Entries from a dataset:
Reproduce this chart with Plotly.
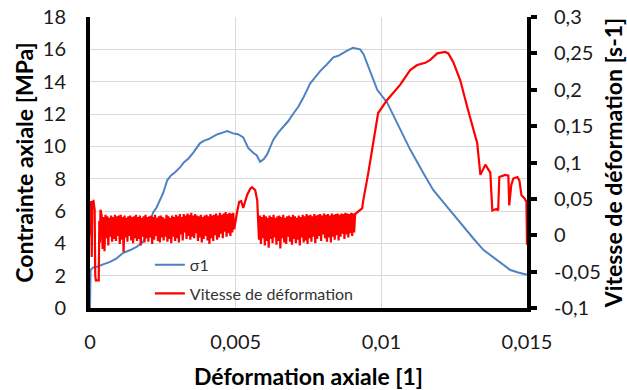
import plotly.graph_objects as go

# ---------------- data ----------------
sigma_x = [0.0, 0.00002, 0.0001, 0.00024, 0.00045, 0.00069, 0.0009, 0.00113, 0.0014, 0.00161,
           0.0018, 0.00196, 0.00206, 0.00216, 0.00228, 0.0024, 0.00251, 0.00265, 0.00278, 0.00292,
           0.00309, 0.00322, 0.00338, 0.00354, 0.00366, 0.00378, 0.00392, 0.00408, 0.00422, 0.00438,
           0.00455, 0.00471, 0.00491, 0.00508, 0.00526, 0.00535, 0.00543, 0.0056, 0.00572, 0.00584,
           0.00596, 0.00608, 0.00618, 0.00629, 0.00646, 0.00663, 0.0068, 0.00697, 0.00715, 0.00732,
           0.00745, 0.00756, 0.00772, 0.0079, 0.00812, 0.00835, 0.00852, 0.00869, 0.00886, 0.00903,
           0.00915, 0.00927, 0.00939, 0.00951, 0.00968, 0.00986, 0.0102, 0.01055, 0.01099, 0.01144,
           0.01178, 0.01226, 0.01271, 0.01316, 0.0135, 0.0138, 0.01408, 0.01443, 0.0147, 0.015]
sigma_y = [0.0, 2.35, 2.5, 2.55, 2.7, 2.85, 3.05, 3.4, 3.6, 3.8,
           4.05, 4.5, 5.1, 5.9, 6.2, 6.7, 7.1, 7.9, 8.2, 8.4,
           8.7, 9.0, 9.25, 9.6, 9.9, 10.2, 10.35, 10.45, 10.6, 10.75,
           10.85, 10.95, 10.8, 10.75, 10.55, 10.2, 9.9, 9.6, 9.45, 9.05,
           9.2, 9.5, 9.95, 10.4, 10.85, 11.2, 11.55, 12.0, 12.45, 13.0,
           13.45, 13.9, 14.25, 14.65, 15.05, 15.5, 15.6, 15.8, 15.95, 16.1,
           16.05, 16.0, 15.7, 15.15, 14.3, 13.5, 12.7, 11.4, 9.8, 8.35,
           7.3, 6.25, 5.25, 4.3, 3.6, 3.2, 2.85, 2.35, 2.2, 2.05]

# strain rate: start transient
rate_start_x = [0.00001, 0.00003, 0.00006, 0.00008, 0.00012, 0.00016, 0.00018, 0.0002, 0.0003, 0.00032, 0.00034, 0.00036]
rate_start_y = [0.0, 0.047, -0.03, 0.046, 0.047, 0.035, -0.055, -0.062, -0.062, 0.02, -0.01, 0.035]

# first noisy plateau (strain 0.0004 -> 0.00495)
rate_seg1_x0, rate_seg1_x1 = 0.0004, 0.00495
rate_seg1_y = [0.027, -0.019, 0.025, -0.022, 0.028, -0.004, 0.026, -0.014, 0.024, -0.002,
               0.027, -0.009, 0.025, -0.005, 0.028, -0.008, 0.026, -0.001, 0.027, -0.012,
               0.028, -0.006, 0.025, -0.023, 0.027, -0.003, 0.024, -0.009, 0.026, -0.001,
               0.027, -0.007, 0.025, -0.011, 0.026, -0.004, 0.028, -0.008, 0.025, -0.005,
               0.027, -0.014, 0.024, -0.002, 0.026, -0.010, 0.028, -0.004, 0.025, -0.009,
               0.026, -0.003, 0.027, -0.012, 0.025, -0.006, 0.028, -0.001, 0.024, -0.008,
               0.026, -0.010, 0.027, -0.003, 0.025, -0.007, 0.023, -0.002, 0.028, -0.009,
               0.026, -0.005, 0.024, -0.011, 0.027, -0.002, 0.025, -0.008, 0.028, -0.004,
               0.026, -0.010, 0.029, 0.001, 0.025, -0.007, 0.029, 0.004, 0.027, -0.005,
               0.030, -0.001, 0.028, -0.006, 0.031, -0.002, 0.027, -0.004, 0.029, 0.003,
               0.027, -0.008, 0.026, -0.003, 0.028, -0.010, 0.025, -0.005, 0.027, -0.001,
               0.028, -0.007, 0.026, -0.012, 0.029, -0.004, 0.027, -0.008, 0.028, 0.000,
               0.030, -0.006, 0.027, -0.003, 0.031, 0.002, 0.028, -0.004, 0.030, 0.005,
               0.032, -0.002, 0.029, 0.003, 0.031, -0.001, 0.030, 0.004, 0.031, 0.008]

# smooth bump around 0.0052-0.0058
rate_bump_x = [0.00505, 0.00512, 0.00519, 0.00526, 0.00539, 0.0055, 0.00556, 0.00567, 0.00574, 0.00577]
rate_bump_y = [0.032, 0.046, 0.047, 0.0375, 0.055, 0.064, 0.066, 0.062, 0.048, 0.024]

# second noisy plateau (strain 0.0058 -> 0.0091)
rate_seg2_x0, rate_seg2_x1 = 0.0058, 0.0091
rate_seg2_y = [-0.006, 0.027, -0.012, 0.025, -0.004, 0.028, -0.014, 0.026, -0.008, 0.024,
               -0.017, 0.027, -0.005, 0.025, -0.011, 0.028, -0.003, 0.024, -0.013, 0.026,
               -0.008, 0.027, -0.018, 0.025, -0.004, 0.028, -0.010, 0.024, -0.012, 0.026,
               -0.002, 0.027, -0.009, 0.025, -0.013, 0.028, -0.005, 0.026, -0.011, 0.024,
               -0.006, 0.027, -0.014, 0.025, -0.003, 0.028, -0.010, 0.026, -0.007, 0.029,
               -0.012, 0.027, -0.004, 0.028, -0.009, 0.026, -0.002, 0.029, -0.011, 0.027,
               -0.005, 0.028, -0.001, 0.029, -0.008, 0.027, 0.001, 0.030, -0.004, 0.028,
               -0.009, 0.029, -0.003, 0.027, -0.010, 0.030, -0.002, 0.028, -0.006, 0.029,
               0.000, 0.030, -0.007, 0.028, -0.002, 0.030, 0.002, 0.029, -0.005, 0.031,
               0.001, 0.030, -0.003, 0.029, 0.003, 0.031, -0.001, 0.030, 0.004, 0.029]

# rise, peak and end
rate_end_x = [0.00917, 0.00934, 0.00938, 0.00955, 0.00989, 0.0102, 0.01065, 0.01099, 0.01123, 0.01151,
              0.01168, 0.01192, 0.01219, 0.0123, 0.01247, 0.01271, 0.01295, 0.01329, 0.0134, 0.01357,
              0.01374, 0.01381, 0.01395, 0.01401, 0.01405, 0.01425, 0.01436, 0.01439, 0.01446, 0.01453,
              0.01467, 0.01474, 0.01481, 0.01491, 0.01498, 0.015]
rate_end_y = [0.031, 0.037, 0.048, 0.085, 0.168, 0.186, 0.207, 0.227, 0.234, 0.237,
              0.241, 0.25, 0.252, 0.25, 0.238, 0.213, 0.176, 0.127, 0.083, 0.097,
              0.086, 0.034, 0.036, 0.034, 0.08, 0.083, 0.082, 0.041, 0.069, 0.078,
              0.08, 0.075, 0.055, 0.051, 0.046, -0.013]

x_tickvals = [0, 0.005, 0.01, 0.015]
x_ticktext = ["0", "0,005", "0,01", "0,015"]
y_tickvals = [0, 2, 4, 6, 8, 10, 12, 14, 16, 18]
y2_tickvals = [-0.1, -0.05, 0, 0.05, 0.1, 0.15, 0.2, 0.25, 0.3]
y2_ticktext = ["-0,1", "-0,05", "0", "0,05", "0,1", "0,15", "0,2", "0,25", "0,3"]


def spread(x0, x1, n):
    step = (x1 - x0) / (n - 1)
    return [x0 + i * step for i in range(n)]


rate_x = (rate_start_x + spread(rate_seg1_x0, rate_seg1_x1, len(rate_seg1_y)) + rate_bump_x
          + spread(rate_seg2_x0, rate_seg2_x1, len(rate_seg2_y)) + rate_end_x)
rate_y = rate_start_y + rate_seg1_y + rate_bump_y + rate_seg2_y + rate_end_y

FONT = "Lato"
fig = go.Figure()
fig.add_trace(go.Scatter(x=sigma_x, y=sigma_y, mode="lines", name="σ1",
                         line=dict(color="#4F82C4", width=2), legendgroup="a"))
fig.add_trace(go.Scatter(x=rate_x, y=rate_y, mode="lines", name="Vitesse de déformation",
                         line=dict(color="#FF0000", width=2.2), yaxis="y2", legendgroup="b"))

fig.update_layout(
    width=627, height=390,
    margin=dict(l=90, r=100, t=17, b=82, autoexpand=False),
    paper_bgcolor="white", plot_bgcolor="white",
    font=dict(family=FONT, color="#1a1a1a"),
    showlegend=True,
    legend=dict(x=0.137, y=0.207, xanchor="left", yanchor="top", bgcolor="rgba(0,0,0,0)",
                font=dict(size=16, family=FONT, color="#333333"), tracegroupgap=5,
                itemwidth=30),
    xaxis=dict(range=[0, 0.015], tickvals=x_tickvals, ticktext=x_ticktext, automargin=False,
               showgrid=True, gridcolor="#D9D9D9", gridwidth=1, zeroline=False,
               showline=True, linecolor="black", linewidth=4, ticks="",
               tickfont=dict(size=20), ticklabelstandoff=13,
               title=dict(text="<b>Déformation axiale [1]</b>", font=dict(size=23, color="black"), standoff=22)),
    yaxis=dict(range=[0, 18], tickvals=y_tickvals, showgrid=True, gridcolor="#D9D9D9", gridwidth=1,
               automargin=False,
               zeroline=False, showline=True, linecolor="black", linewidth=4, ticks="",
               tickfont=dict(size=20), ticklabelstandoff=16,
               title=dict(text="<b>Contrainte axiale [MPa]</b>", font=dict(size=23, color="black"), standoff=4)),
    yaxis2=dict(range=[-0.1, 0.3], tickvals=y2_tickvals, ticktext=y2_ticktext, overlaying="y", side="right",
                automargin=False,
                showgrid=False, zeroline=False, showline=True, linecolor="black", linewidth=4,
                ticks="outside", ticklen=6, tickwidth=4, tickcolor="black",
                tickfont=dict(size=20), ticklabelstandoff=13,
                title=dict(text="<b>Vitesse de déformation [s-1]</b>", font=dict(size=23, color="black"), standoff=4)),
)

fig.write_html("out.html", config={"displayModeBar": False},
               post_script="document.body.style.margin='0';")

--

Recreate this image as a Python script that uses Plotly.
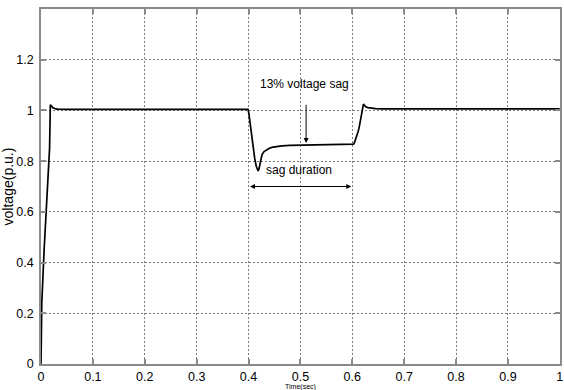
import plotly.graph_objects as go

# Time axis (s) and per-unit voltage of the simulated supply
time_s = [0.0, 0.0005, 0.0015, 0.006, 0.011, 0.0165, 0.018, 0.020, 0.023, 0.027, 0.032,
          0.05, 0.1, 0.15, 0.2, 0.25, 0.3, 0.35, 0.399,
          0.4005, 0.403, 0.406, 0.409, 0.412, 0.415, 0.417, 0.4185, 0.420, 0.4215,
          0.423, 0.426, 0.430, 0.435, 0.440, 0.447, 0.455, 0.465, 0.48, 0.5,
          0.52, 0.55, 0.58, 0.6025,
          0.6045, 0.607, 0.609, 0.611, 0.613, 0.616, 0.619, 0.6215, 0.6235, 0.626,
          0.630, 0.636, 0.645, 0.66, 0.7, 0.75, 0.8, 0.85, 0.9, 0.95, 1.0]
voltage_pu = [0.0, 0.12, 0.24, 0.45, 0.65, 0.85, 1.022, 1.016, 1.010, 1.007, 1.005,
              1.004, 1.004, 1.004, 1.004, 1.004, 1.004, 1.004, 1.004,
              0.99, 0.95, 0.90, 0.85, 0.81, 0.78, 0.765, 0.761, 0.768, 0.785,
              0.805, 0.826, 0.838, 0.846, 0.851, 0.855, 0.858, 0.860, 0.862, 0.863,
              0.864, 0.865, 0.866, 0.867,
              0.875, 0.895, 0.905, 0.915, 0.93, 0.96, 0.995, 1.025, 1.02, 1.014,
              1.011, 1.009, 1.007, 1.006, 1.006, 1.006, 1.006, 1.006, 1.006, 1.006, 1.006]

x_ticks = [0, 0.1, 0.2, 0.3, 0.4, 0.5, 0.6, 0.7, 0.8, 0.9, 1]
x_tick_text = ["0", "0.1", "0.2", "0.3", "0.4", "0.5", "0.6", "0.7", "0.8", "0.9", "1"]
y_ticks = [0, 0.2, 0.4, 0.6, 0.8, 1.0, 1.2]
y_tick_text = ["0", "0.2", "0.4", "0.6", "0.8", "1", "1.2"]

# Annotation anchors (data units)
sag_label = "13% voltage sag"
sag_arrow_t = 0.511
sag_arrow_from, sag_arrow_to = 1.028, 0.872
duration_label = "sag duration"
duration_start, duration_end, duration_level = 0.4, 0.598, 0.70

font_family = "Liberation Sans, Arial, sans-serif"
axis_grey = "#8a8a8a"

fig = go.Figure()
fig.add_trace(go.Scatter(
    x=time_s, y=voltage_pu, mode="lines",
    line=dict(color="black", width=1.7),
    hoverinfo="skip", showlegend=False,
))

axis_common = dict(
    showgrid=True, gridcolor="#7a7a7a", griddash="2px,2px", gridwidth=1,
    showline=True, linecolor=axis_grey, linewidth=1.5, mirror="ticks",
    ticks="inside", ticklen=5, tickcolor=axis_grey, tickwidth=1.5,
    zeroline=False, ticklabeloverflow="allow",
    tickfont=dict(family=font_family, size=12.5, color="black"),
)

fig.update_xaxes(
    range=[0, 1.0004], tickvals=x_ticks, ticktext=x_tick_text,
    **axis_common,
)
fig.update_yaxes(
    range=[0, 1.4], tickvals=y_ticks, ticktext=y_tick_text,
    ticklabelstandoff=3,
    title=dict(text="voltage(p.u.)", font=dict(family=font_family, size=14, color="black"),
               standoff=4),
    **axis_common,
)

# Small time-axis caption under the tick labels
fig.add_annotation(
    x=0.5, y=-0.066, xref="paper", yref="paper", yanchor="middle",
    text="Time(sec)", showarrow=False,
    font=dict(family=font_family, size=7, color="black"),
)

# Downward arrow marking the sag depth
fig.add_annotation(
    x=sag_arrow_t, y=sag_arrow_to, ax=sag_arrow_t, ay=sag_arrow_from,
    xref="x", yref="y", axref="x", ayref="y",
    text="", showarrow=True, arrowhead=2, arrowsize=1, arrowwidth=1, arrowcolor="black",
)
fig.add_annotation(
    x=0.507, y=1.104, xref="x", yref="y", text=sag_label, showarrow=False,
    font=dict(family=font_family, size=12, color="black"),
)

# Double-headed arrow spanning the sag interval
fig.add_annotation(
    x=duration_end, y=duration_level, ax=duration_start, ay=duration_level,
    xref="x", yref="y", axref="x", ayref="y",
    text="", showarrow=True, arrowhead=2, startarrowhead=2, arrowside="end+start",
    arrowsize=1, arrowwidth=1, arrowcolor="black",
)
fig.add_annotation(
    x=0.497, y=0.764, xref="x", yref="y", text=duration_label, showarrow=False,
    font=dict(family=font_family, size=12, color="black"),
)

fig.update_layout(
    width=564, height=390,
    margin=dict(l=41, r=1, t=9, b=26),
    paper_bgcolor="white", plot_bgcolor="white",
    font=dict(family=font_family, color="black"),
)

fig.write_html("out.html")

* [The exercise]: Every line of the listing that holds "this" should be found and copied.

* [In response]:
Reproduce this chart with Plotly.
Recreate this image as a Python script that uses Plotly.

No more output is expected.